2 large dried chipotle chiles*
2 large dried ancho chiles*
12 ounces Mexican lager such as Tecate
1/4 cup white (silver) tequila
3 1/2 pounds pork shoulder, cut into 2-in. cubes
2 teaspoons kosher salt
1 tablespoon vegetable oil
1 medium onion, chopped
3 garlic cloves, chopped
3/4 pound tomatoes, chopped
2 teaspoons dried Mexican oregano*
2 teaspoons ground cumin
Accompaniments: cabbage and cilantro slaw with lime vinaigrette, lime wedges, crumbled cotija cheese, and tortilla chips
How to Make It
Preheat oven to 350°. Wipe chiles clean with a damp cloth. In a dry, heavy saucepan over medium heat, toast chiles until fragrant and puffy, turning occasionally to keep them from burning, 3 to 5 minutes. Let cool slightly, then remove stems, seeds, and membranes. Pour beer and tequila over chiles to soften.
Meanwhile, season pork with salt. Heat oil in a heavy, large ovenproof pot such as a Dutch oven over medium-high heat. Brown half the pork at a time, turning as needed, 8 to 10 minutes per batch. Transfer browned pork to a bowl.
Add onion and garlic to pot; cook until soft, stirring often, 5 minutes. Stir in beer mixture, tomatoes, oregano, cumin, and pork. Add water if needed to barely cover pork. Bring to a boil over high heat; cover.

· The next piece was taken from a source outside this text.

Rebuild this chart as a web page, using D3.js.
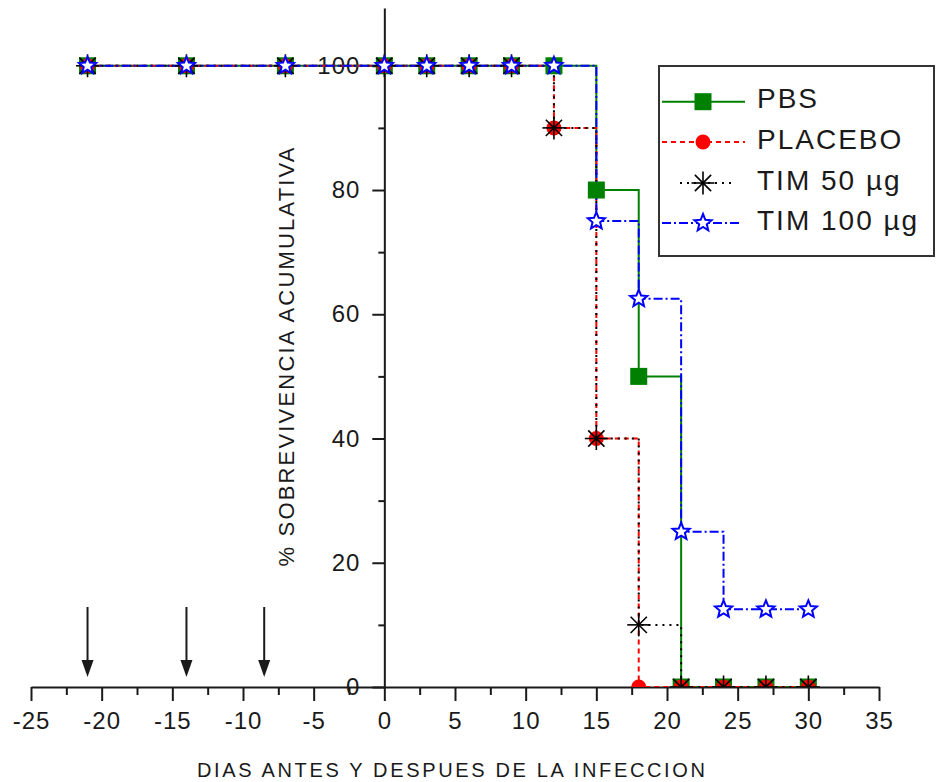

Bake stew until pork is falling-apart tender, 3 hours. Skim fat. Ladle stew into bowls and serve with accompaniments.
*Find in the Latino foods aisle or spice aisle of a supermarket, or at a Latino market.
Have made this 3 times now, and I'm very pleased with the result. First time i followed the recipe, second time I omitted the tequila, third time I used tomatillos instead of the tomatoes. I liked the last version the best. Great, deep, earthy flavor, not too picante. Now a family favorite :)
This recipe was one of three in a Sunset Mexican flavors feature that we tried. The other two were lamb shanks braised in adobo and a beef in a cola and peppers braise. We thought both of those were very good. But this one, not so much. We love Mexican flavors and the heat of chili spice, but this one seemed too hot and the flavors, even with the tequila (one of our favorite adds) for flavor profile kick just didn't do it for us. Easy to make for sure and not a bad recipe, just not our taste.